Wavelength Division Multiple Access Optical Networks


ISSN: 0368-492X

Article publication date: 1 June 2000




Galletly, J.E. (2000), "Wavelength Division Multiple Access Optical Networks", Kybernetes, Vol. 29 No. 4, pp. 523-529. https://doi.org/10.1108/k.2000.29.4.523.1



Emerald Group Publishing Limited

The authors have succeeding in putting many topical buzzwords into the title of their book, combining wavelength division multiplexing with multiple‐access optical networks. The book itself is a useful overview of a blossoming and important field, and is suitable for researchers and students alike, albeit the cognescenti. It is one title in the Artech House Optoelectronics Library.
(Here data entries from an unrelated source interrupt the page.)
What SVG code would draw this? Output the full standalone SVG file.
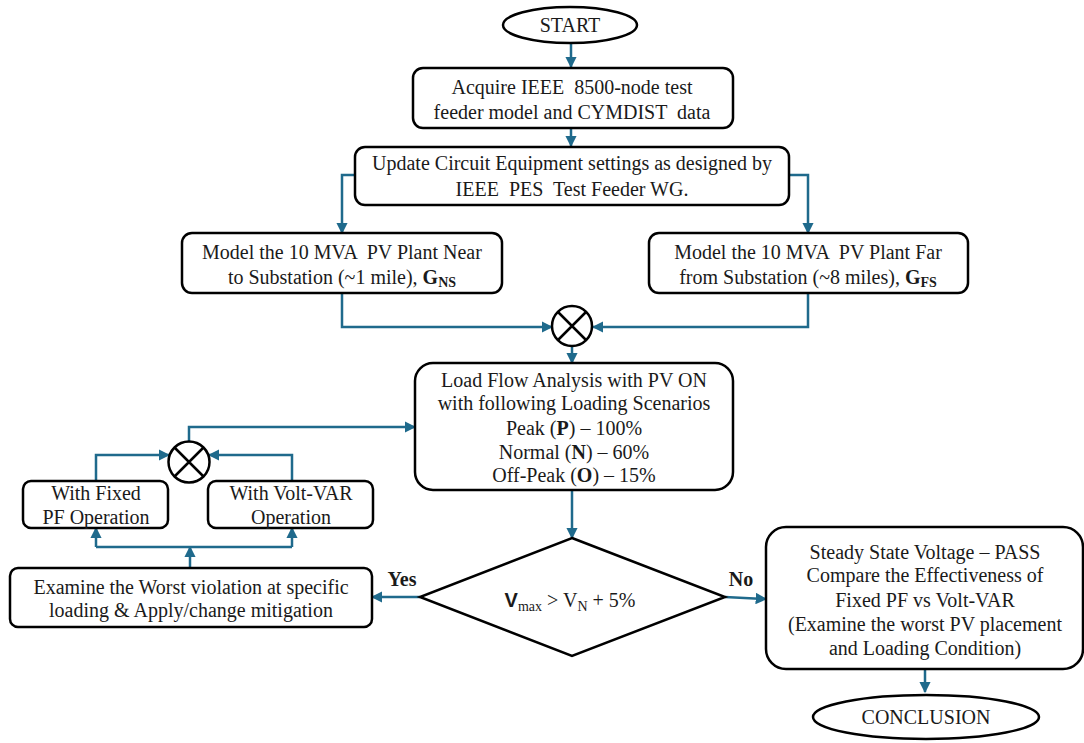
<svg xmlns="http://www.w3.org/2000/svg" width="1084" height="743" viewBox="0 0 1084 743">
<style>
.box{fill:#fff;stroke:#000;stroke-width:2.5}
.t{font-family:"Liberation Serif","Times New Roman",serif;font-size:20px;fill:#1a1a1a;text-anchor:middle;white-space:pre}
.b{font-weight:bold}
.sub{font-size:14px}
.c{fill:none;stroke:#1f6a8c;stroke-width:2.5}
</style>
<defs>
<marker id="ah" viewBox="0 0 10 10" refX="9" refY="5" markerWidth="4.6" markerHeight="4.6" orient="auto" markerUnits="strokeWidth">
<path d="M0,0 L10,5 L0,10 z" fill="#1f6a8c"/>
</marker>
</defs>
<rect width="1084" height="743" fill="#fff"/>
<g id="connectors">
<path class="c" d="M571,44 V67" marker-end="url(#ah)"/>
<path class="c" d="M571,128 V146" marker-end="url(#ah)"/>
<path class="c" d="M355,175 H342 V233" marker-end="url(#ah)"/>
<path class="c" d="M789,175 H808 V233" marker-end="url(#ah)"/>
<path class="c" d="M342,293 V327 H552" marker-end="url(#ah)"/>
<path class="c" d="M808,293 V327 H593" marker-end="url(#ah)"/>
<path class="c" d="M572,346 V363" marker-end="url(#ah)"/>
<path class="c" d="M572,490 V538" marker-end="url(#ah)"/>
<path class="c" d="M420,597 H372" marker-end="url(#ah)"/>
<path class="c" d="M725,597 L766,599" marker-end="url(#ah)"/>
<path class="c" d="M925,669 V692" marker-end="url(#ah)"/>
<path class="c" d="M189,441 V427 H415" marker-end="url(#ah)"/>
<path class="c" d="M96,481 V455 H169" marker-end="url(#ah)"/>
<path class="c" d="M292,481 V455 H209" marker-end="url(#ah)"/>
<path class="c" d="M190,568 V547" marker-end="url(#ah)"/>
<path class="c" d="M96,547 H292"/>
<path class="c" d="M96,547 V528" marker-end="url(#ah)"/>
<path class="c" d="M292,547 V528" marker-end="url(#ah)"/>
<text class="t b" x="402" y="586">Yes</text>
<text class="t b" x="741" y="586">No</text>
</g>
<g id="start">
<ellipse class="box" cx="570" cy="25" rx="67" ry="18"/>
<text class="t" x="570" y="32">START</text>
</g>
<g id="acquire">
<rect class="box" x="413" y="68" width="320" height="60" rx="10"/>
<text class="t" x="572" y="94">Acquire IEEE  8500-node test</text>
<text class="t" x="572" y="119">feeder model and CYMDIST  data</text>
</g>
<g id="update">
<rect class="box" x="355" y="147" width="434" height="58" rx="10"/>
<text class="t" x="572" y="170">Update Circuit Equipment settings as designed by</text>
<text class="t" x="572" y="196">IEEE  PES  Test Feeder WG.</text>
</g>
<g id="near">
<rect class="box" x="182" y="233" width="320" height="60" rx="10"/>
<text class="t" x="342" y="259">Model the 10 MVA  PV Plant Near</text>
<text class="t" x="342" y="284">to Substation (~1 mile), <tspan class="b">G</tspan><tspan class="b sub" dy="3">NS</tspan></text>
</g>
<g id="far">
<rect class="box" x="649" y="233" width="319" height="60" rx="10"/>
<text class="t" x="808" y="259">Model the 10 MVA  PV Plant Far</text>
<text class="t" x="808" y="284">from Substation (~8 miles), <tspan class="b">G</tspan><tspan class="b sub" dy="3">FS</tspan></text>
</g>
<g id="sum1">
<circle class="box" cx="572" cy="326" r="20"/>
<path d="M558,312 L586,340 M586,312 L558,340" stroke="#000" stroke-width="2.5"/>
</g>
<g id="loadflow">
<rect class="box" x="415" y="363" width="318" height="127" rx="18"/>
<text class="t" x="574" y="387">Load Flow Analysis with PV ON</text>
<text class="t" x="574" y="410">with following Loading Scenarios</text>
<text class="t" x="574" y="435">Peak (<tspan class="b">P</tspan>) – 100%</text>
<text class="t" x="574" y="459">Normal (<tspan class="b">N</tspan>) – 60%</text>
<text class="t" x="574" y="482">Off-Peak (<tspan class="b">O</tspan>) – 15%</text>
</g>
<g id="sum2">
<circle class="box" cx="189" cy="462" r="20.5"/>
<path d="M174.5,447.5 L203.5,476.5 M203.5,447.5 L174.5,476.5" stroke="#000" stroke-width="2.5"/>
</g>
<g id="fixedpf">
<rect class="box" x="23" y="481" width="145" height="47" rx="8"/>
<text class="t" x="96" y="500">With Fixed</text>
<text class="t" x="96" y="524">PF Operation</text>
</g>
<g id="voltvar">
<rect class="box" x="208" y="481" width="165" height="47" rx="8"/>
<text class="t" x="291" y="500">With Volt-VAR</text>
<text class="t" x="291" y="524">Operation</text>
</g>
<g id="examine">
<rect class="box" x="10" y="568" width="362" height="59" rx="8"/>
<text class="t" x="191" y="594">Examine the Worst violation at specific</text>
<text class="t" x="191" y="617">loading &amp; Apply/change mitigation</text>
</g>
<g id="decision">
<polygon class="box" points="572,538 725,597 572,656 420,597"/>
<text class="t" x="570" y="607"><tspan font-family="Liberation Sans, Arial, sans-serif" font-weight="bold">V</tspan><tspan class="sub" dy="4">max</tspan><tspan dy="-4"> &gt; V</tspan><tspan class="sub" dy="4">N</tspan><tspan dy="-4"> + 5%</tspan></text>
</g>
<g id="pass">
<rect class="box" x="766" y="527" width="317" height="142" rx="20"/>
<text class="t" x="925" y="559">Steady State Voltage – PASS</text>
<text class="t" x="925" y="582">Compare the Effectiveness of</text>
<text class="t" x="925" y="607">Fixed PF vs Volt-VAR</text>
<text class="t" x="925" y="631">(Examine the worst PV placement</text>
<text class="t" x="925" y="655">and Loading Condition)</text>
</g>
<g id="conclusion">
<ellipse class="box" cx="926" cy="717" rx="113" ry="22"/>
<text class="t" x="926" y="724">CONCLUSION</text>
</g>
</svg>
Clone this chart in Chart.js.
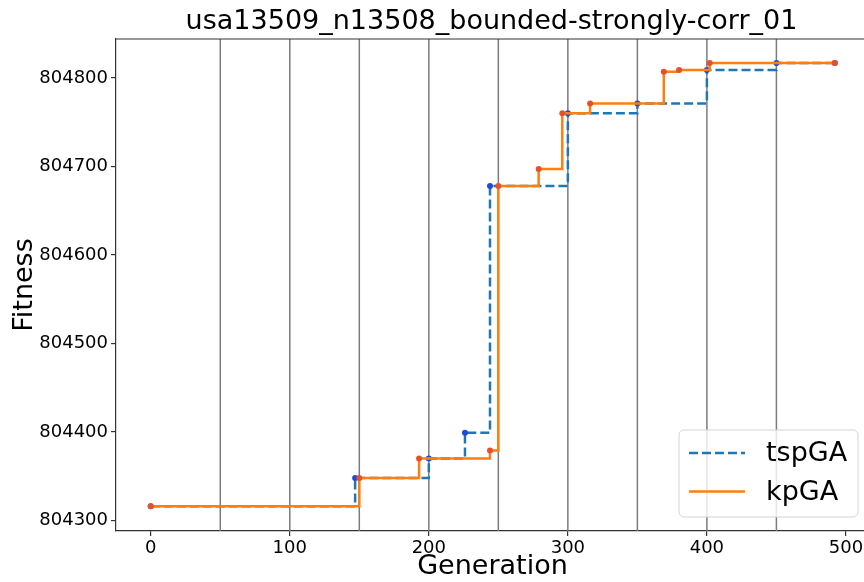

The book’s contents follow a logical progression. Chapter 1 gives a short, sharp review of the optical networking field. Chapters 2 and 3 have more meat, getting down to the real issues and dealing with single‐hop optical networks and multi‐hop optical networks, respectively. Chapter 4 draws the results of the previous two chapters together to look at hybrids. The second and third chapters, which are the real heart of the book, each comprise a number of sections. The second chapter compares and contrasts specialized transmission protocols such as random access protocols, with and without pre‐transmission coordination, and then it examines several experimental broadcast‐and‐select single‐hop optical networks. For example, LAMBDANET, RAINBOW and HYPASS are reviewed. The third chapter goes further. After some preliminary comments, this chapter investigates yet more experimental networks in the multi‐hop area. For example, some of those considered include Manhattan Street networks, Shuffle networks – both the basic variety and variants – and de Bruijn networks. Finally, the fourth chapter examines multilevel optical networks, introducing the notion of networks of networks with a description of star‐of‐stars networks and hierarchical linear lightwave networks. It then moves on to introduce and examine multilevel hybrid networks, comprising combinations of both the single‐hop and multi‐hop techniques.

In summary, the book serves as an interesting review of the most important aspects of wavelength division multiple access optical networks for students and workers in this field. That said, the information is presented in a readable fashion and is not so theoretical or obtuse with the result that it is quite accessible to someone who does not know the field but would like to find out more.